Friday 11 November 2016

The worst day of my life, pt. 1



One would think that receiving an HIV diagnosis in 1986 would be the worst day of my life.

After all, thirty years ago, in the height of the HIV epidemic, HIV was a terminal illness. It was a death sentence.

Sitting there in the doctor’s office at the Hassle Free Clinic in Toronto I was told I had three to five years to live.


My future would be full of stigma and discrimination. My body would deteriorate and waste away. I would develop AIDS and die.

My biggest fear was not that I would die of AIDS. My biggest fear was that I was damaged goods and no one would ever love me.

It was definitely a bad day.

Perhaps it was my youthful invincibility that allowed me to respond to the doctor with defiance, “Well I’m not dead yet”, and I planned my future.
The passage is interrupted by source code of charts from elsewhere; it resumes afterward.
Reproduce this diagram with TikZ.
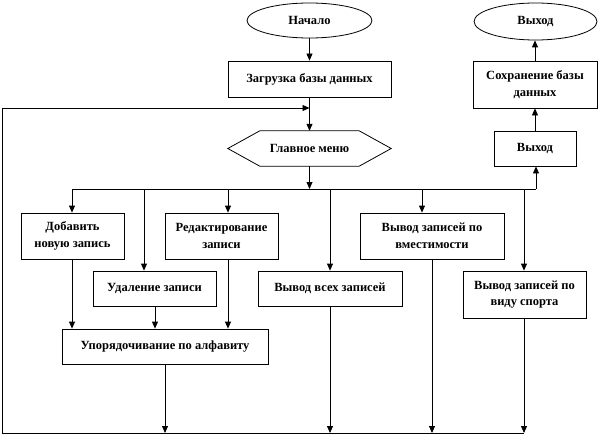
\documentclass[tikz,border=0pt]{standalone}
\usepackage{fontspec}
\setmainfont{Liberation Serif}[BoldFont={Liberation Serif Bold}]
\usetikzlibrary{arrows.meta,shapes.geometric}
\begin{document}
\begin{tikzpicture}[x=1pt,y=-1pt,
  every node/.style={font=\fontsize{12.5}{16.5}\selectfont\bfseries, inner sep=0pt, align=center},
  blk/.style={draw, line width=0.8pt},
  term/.style={draw, ellipse, line width=0.8pt},
  arr/.style={line width=0.8pt, -{Triangle[length=7pt,width=6pt]}},
  ln/.style={line width=0.8pt}]
\useasboundingbox (0,0) rectangle (600,436);
% nodes
\node[term, minimum width=125, minimum height=35] (start) at (309.5,20.5) {Начало};
\node[blk, minimum width=163, minimum height=36] (load) at (309.5,79) {Загрузка базы данных};
\node[minimum width=163, minimum height=35] (menu) at (309.5,148.5) {Главное меню};
\draw[ln] (menu.west) -- ([xshift=32pt]menu.north west) -- ([xshift=-32pt]menu.north east) -- (menu.east) -- ([xshift=-32pt]menu.south east) -- ([xshift=32pt]menu.south west) -- cycle;
\node[term, minimum width=123, minimum height=37] (end) at (535.5,21.5) {Выход};
\node[blk, minimum width=124, minimum height=47] (save) at (535,84.5) {Сохранение базы\\данных};
\node[blk, minimum width=82, minimum height=35] (exit) at (535,148.5) {Выход};
\node[blk, minimum width=103, minimum height=46] (add) at (72.5,236) {Добавить\\новую запись};
\node[blk, minimum width=113, minimum height=46] (edit) at (221.5,236) {Редактирование\\записи};
\node[blk, minimum width=123, minimum height=35] (del) at (154.5,288.5) {Удаление записи};
\node[blk, minimum width=144, minimum height=35] (all) at (330,288.5) {Вывод всех записей};
\node[blk, minimum width=144, minimum height=46] (cap) at (432,236) {Вывод записей по\\вместимости};
\node[blk, minimum width=123, minimum height=47] (sport) at (524.5,294.5) {Вывод записей по\\виду спорта};
\node[blk, minimum width=206, minimum height=35] (sort) at (165,346.5) {Упорядочивание по алфавиту};
% bus coordinates
\coordinate (bc) at (309.5,189);
\coordinate (bL) at (72,189);
\coordinate (b2) at (144,189);
\coordinate (b3) at (228,189);
\coordinate (b4) at (330,189);
\coordinate (b5) at (422,189);
\coordinate (b6) at (524,189);
\coordinate (bR) at (536,189);
\coordinate (lc) at (309.5,108);
\coordinate (lt) at (2,108);
\coordinate (lb) at (2,433);
\coordinate (e6) at (524,433);
% connectors top
\draw[arr] (start) -- (load);
\draw[arr] (load) -- (menu);
\draw[arr] (menu) -- (bc);
\draw[ln] (bL) -- (bR);
\draw[arr] (bL) -- (bL |- add.north);
\draw[arr] (b2) -- (b2 |- del.north);
\draw[arr] (b3) -- (b3 |- edit.north);
\draw[arr] (b4) -- (b4 |- all.north);
\draw[arr] (b5) -- (b5 |- cap.north);
\draw[arr] (b6) -- (b6 |- sport.north);
\draw[arr] (bR) -- (bR |- exit.south);
\draw[arr] (exit) -- (save);
\draw[arr] (save) -- (save |- end.south);
% into sort
\draw[arr] (bL |- add.south) -- (bL |- sort.north);
\draw[arr] ([xshift=0.5pt]del.south) -- ([xshift=0.5pt]del.south |- sort.north);
\draw[arr] (b3 |- edit.south) -- (b3 |- sort.north);
% to bottom line
\draw[arr] (sort.south) -- (sort.south |- lb);
\draw[arr] (all.south) -- (all.south |- lb);
\draw[arr] (cap.south) -- (cap.south |- lb);
\draw[arr] (b6 |- sport.south) -- (e6);
\draw[ln] (e6) -- (lb) -- (lt);
\draw[arr] (lt) -- (lc);
\end{tikzpicture}
\end{document}
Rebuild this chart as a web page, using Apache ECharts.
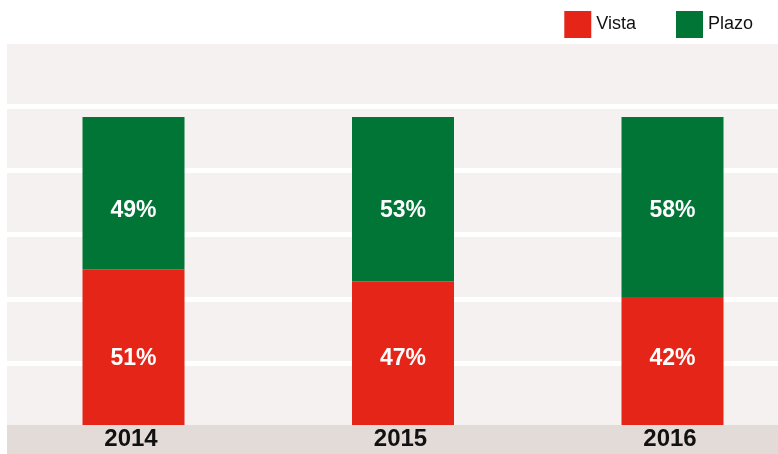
<!DOCTYPE html>
<html lang="es">
<head>
    <meta charset="UTF-8">
    <title>Vista / Plazo</title>
    <script src="https://cdn.jsdelivr.net/npm/echarts@6/dist/echarts.min.js"></script>
</head>
<body style="margin:0">
<div id="main" style="width: 778px;height: 454px"></div>
<script>
    var years = ['2014', '2015', '2016'];   // categorias
    var vista = [51, 47, 42];               // % Vista (rojo)
    var plazo = [49, 53, 58];               // % Plazo (verde)
    var bandTicks = 6;                      // franjas del fondo

    var font = '"Liberation Sans Narrow", "Arial Narrow", "Liberation Sans", sans-serif';
    var rojo = '#e42518', verde = '#007535';

    var myChart = echarts.init(document.getElementById('main'));
    var option = {
        backgroundColor: '#ffffff',
        animation: false,
        legend: {
            data: ['Vista', 'Plazo'],
            icon: 'rect',
            itemWidth: 27,
            itemHeight: 27,
            itemGap: 40,
            right: 20,
            top: 6,
            selectedMode: false,
            textStyle: {color: '#111', fontSize: 18, fontFamily: font}
        },
        grid: [
            // fondo con franjas
            {left: 7, right: 0, top: 41.5, bottom: 26.5, show: true, backgroundColor: '#f5f1f0', borderWidth: 0,
                outerBoundsMode: 'none'},
            // barras
            {left: -1.25, right: -29.25, top: 41.5, bottom: 26.5, outerBoundsMode: 'none'}
        ],
        xAxis: [{
            gridIndex: 0,
            type: 'category',
            data: years,
            offset: 12,
            z: 3,
            axisLine: {onZero: false, lineStyle: {color: '#e3dbd7', width: 29, cap: 'butt'}},
            axisTick: {show: false},
            axisLabel: {show: false}
        }, {
            gridIndex: 1,
            type: 'category',
            data: years,
            offset: 12,
            z: 4,
            axisLine: {show: false, onZero: false},
            axisTick: {show: false},
            axisLabel: {
                margin: 0,
                verticalAlign: 'middle',
                padding: [0, 5, 0, 0],
                color: '#111',
                fontSize: 24,
                fontWeight: 'bold',
                fontFamily: font
            }
        }],
        yAxis: [{
            gridIndex: 0,
            type: 'value',
            min: 0,
            max: bandTicks,
            interval: 1,
            axisLine: {show: false},
            axisTick: {show: false},
            axisLabel: {show: false},
            splitLine: {lineStyle: {color: '#ffffff', width: 5}}
        }, {
            gridIndex: 1,
            type: 'value',
            min: 0,
            max: 124.3,
            show: false,
            splitLine: {show: false}
        }],
        series: [{
            name: 'Vista',
            type: 'bar',
            stack: 'total',
            xAxisIndex: 1,
            yAxisIndex: 1,
            barWidth: 102,
            itemStyle: {color: rojo},
            label: {
                show: true,
                position: 'insideBottom',
                distance: 57,
                formatter: '{c}%',
                color: '#fff',
                fontSize: 23,
                fontWeight: 'bold',
                fontFamily: font
            },
            data: vista
        }, {
            name: 'Plazo',
            type: 'bar',
            stack: 'total',
            xAxisIndex: 1,
            yAxisIndex: 1,
            barWidth: 102,
            itemStyle: {color: verde},
            label: {
                show: true,
                position: 'insideTop',
                distance: 82,
                formatter: '{c}%',
                color: '#fff',
                fontSize: 23,
                fontWeight: 'bold',
                fontFamily: font
            },
            data: plazo
        }]
    };
    myChart.setOption(option);
</script>
</body>
</html>
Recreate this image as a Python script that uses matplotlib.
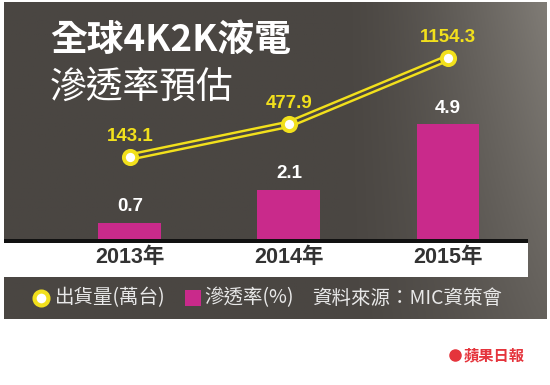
import numpy as np
import matplotlib
matplotlib.use("Agg")
import matplotlib.pyplot as plt
from matplotlib.patches import Rectangle
from matplotlib.lines import Line2D

# data
years = ["2013年", "2014年", "2015年"]
shipments = [143.1, 477.9, 1154.3]      # 出貨量(萬台)
penetration = [0.7, 2.1, 4.9]           # 滲透率(%)

title = "全球4K2K液電"
subtitle = "滲透率預估"
legend_ship = "出貨量(萬台)"
legend_pen = "滲透率(%)"
source = "資料來源：MIC資策會"

BG = "#4a4642"
MAGENTA = "#c92a8b"
YELLOW = "#f2e01c"
CJK = ["Noto Sans CJK TC", "DejaVu Sans"]
NUM = ["Liberation Sans", "Noto Sans CJK TC", "DejaVu Sans"]

W, H = 550, 385
fig = plt.figure(figsize=(W / 100, H / 100), dpi=100)
fig.patch.set_facecolor("white")


def fx(px):
    return px / W


def fy(py):
    return 1 - py / H


# dark panel with a light sheen on the right
bg = fig.add_axes([fx(4), fy(319), (547 - 4) / W, (319 - 2) / H])
bg.set_zorder(-2)
gx = np.linspace(0, 1, 300)
gy = np.linspace(0, 1, 200)
X, Y = np.meshgrid(gx, gy)
t = np.clip((X - 0.62) / 0.38, 0, 1) ** 1.4 * (0.5 + 0.5 * (1 - Y))
dark = np.array([74, 70, 66]) / 255
light = np.array([128, 124, 118]) / 255
img = dark[None, None, :] * (1 - t[..., None]) + light[None, None, :] * t[..., None]
bg.imshow(img, aspect="auto", extent=[0, 1, 0, 1], origin="upper")
bg.axis("off")

# white band for year labels and black baseline
fig.add_artist(Rectangle((fx(4), fy(277)), (528 - 4) / W, (277 - 243) / H,
                         transform=fig.transFigure, color="white", lw=0,
                         zorder=-1))
fig.add_artist(Rectangle((fx(4), fy(243)), (528 - 4) / W, 4 / H,
                         transform=fig.transFigure, color="#111111", lw=0,
                         zorder=-1))

# main chart
ax = fig.add_axes([fx(4), fy(239), 524 / W, (239 - 5) / H])
ax.patch.set_alpha(0)
ax.axis("off")
x = np.arange(len(years))
ax.set_xlim(-0.792, 2.503)
ax.set_ylim(0, 10.0)
ax.bar(x, penetration, width=0.396, color=MAGENTA, zorder=2)
for xi, v in zip(x, penetration):
    ax.annotate(f"{v}", (xi, v), xytext=(0, 11.5), textcoords="offset points",
                ha="center", va="center", color="white", fontsize=13.5,
                fontweight="bold", family=NUM)
for xi, lab in zip(x, years):
    ax.text(xi, -0.081, lab, transform=ax.get_xaxis_transform(), ha="center",
            va="center", color="#333333", fontsize=15.5, fontweight="bold",
            family=NUM, clip_on=False)

ax2 = ax.twinx()
ax2.axis("off")
ax2.set_ylim(-695, 1696)
ax2.plot(x, shipments, color=YELLOW, lw=5.5, solid_capstyle="butt", zorder=3)
ax2.plot(x, shipments, color=BG, lw=2, solid_capstyle="butt", zorder=4)
ax2.plot(x, shipments, ls="none", marker="o", ms=9.5, mfc="white",
         mec=YELLOW, mew=2.8, zorder=5)
for xi, v in zip(x, shipments):
    ax2.annotate(f"{v}", (xi, v), xytext=(0, 15), textcoords="offset points",
                 ha="center", va="center", color=YELLOW, fontsize=13.5,
                 fontweight="bold", family=NUM)

# titles
fig.text(fx(50), fy(40), title, color="white", fontsize=26.5, fontweight="black",
         family=CJK, ha="left", va="center")
fig.text(fx(50), fy(87), subtitle, color="white", fontsize=26.5, fontweight="light",
         family=CJK, ha="left", va="center")

# legend row
ly = fy(298)
fig.add_artist(Line2D([fx(41)], [ly], marker="o", ms=10, mfc="white", mec=YELLOW,
                      mew=3, transform=fig.transFigure))
fig.text(fx(55), ly, legend_ship, color="#e8e8e8", fontsize=14, family=CJK,
         ha="left", va="center")
fig.add_artist(Line2D([fx(193)], [ly], marker="s", ms=11, mfc=MAGENTA, mec=MAGENTA,
                      mew=0, transform=fig.transFigure))
fig.text(fx(204), ly, legend_pen, color="#e8e8e8", fontsize=14, family=CJK,
         ha="left", va="center")
fig.text(fx(312), ly, source, color="#e8e8e8", fontsize=14, family=CJK,
         ha="left", va="center")

# newspaper mark
fig.add_artist(Line2D([fx(455)], [fy(355)], marker="o", ms=8, mfc="#e5343c",
                      mec="#e5343c", transform=fig.transFigure))
fig.text(fx(464), fy(355), "蘋果日報", color="#e5343c", fontsize=11,
         fontweight="bold", family=CJK, ha="left", va="center")

fig.savefig("out.png", dpi=100, facecolor="white")
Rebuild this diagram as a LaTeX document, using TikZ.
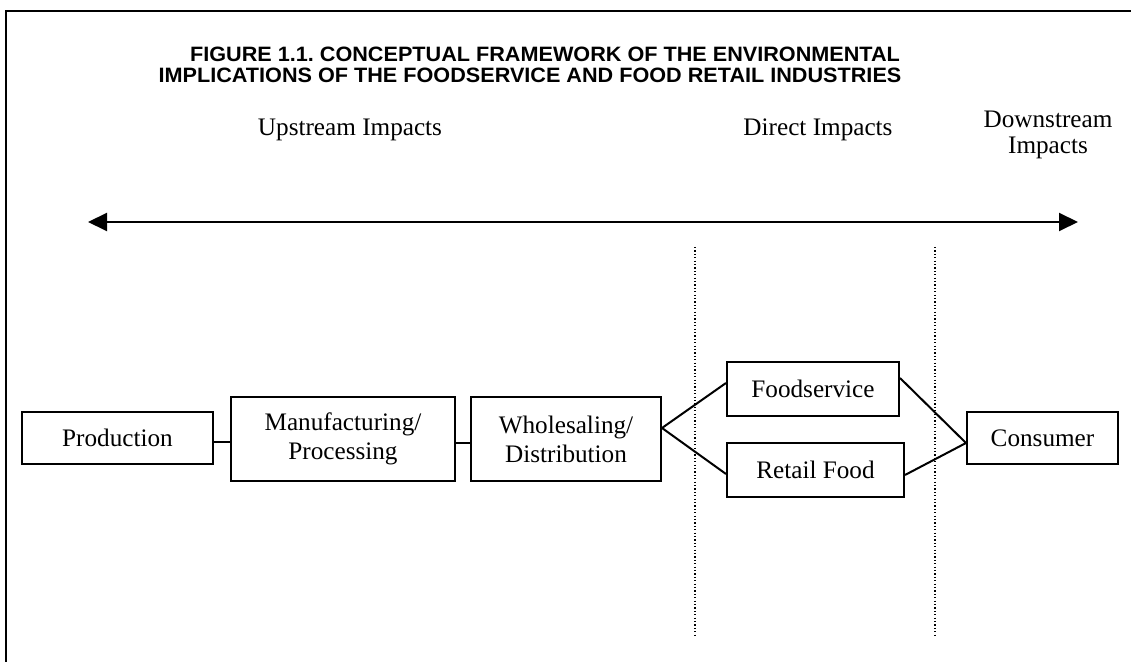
\documentclass[tikz,border=0pt]{standalone}
\usepackage{fontspec}
\setmainfont{Liberation Serif}
\setsansfont{Liberation Sans}
\usepackage{tikz}
\usetikzlibrary{arrows.meta}
\frenchspacing

\tikzset{
  stage/.style={draw, line width=1pt, inner sep=2pt, align=center,
    font=\fontsize{12.6}{14.5}\selectfont},
  heading/.style={font=\fontsize{10.4}{12}\selectfont\sffamily\bfseries, xscale=1.04},
  link/.style={line width=1pt},
  border/.style={dotted, line width=0.6pt, dash pattern=on 0.6pt off 1.1pt}
}

\begin{document}
\begin{tikzpicture}[x=0.5pt, y=-0.5pt]
\useasboundingbox (0,0) rectangle (1131,662);
%% open frame, top and left side only
\draw[line width=1pt] (1131,11) -- (6,11) -- (6,662);
%% heading, two lines
\node[heading] (title1) at (545,54) {FIGURE 1.1. CONCEPTUAL FRAMEWORK OF THE ENVIRONMENTAL};
\node[heading] (title2) at (530,75) {IMPLICATIONS OF THE FOODSERVICE AND FOOD RETAIL INDUSTRIES};
%% impact labels over the arrow
\node[font=\fontsize{12.6}{14.5}\selectfont] (up) at (350,130) {Upstream Impacts};
\node[font=\fontsize{12.6}{14.5}\selectfont] (direct) at (818,130) {Direct Impacts};
\node[font=\fontsize{12.6}{13}\selectfont, align=center] (down) at (1048,135) {Downstream\\Impacts};
\draw[line width=1pt, {Triangle[length=9.5pt,width=9pt]}-{Triangle[length=9.5pt,width=9pt]}] (88,222) -- (1078,222);
%% dotted borders of the direct impacts
\draw[border] (695,247) -- (695,635);
\draw[border] (935,247) -- (935,635);
%% chain of stages
\node[stage, minimum width=95.5pt, minimum height=26pt] (prod) at (117.5,438) {Production};
\node[stage, minimum width=112pt, minimum height=42pt] (manu) at (343,439) {Manufacturing/\\Processing};
\node[stage, minimum width=95pt, minimum height=42pt] (ws) at (566,439) {Wholesaling/\\Distribution};
\node[stage, minimum width=86pt, minimum height=27pt] (fs) at (813,389) {Foodservice};
\node[stage, minimum width=88.5pt, minimum height=27pt] (rf) at (815.5,470) {Retail Food};
\node[stage, minimum width=75.5pt, minimum height=26pt] (con) at (1042.5,438) {Consumer};
%% links
\draw[link] ([yshift=-2pt]prod.east) -- ([yshift=-2pt]prod.east -| manu.west);
\draw[link] ([yshift=-2pt]manu.east) -- ([yshift=-2pt]ws.west);
\coordinate (fork) at ([yshift=5.5pt]ws.east);
\draw[link] ([yshift=3pt]fs.west) -- (fork) -- ([yshift=-2pt]rf.west);
\coordinate (join) at ([yshift=-2.5pt]con.west);
\draw[link] ([yshift=5.5pt]fs.east) -- (join) -- ([yshift=-2.5pt]rf.east);
\end{tikzpicture}
\end{document}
I promised myself that I would not be a statistic, that I would outlive my death sentence, but in the back of my mind I feared that I would not to live to be 35 years old.

I kept my promise.

That three to five year death sentence became five to seven years, then seven to ten years and now HIV, with lifelong treatment and a daily dose of antiretroviral medications, is a chronic manageable illness … and in a week I will be 51 years old!

HIV is no longer a threat to my life, well not the threat it once was.

Don’t get me wrong. It was a bad day and many bad days followed but it wasn’t the worst day of my life.

The worst day of my life came four weeks ago on October 6, 2016.

That was the day I was told I have cancer.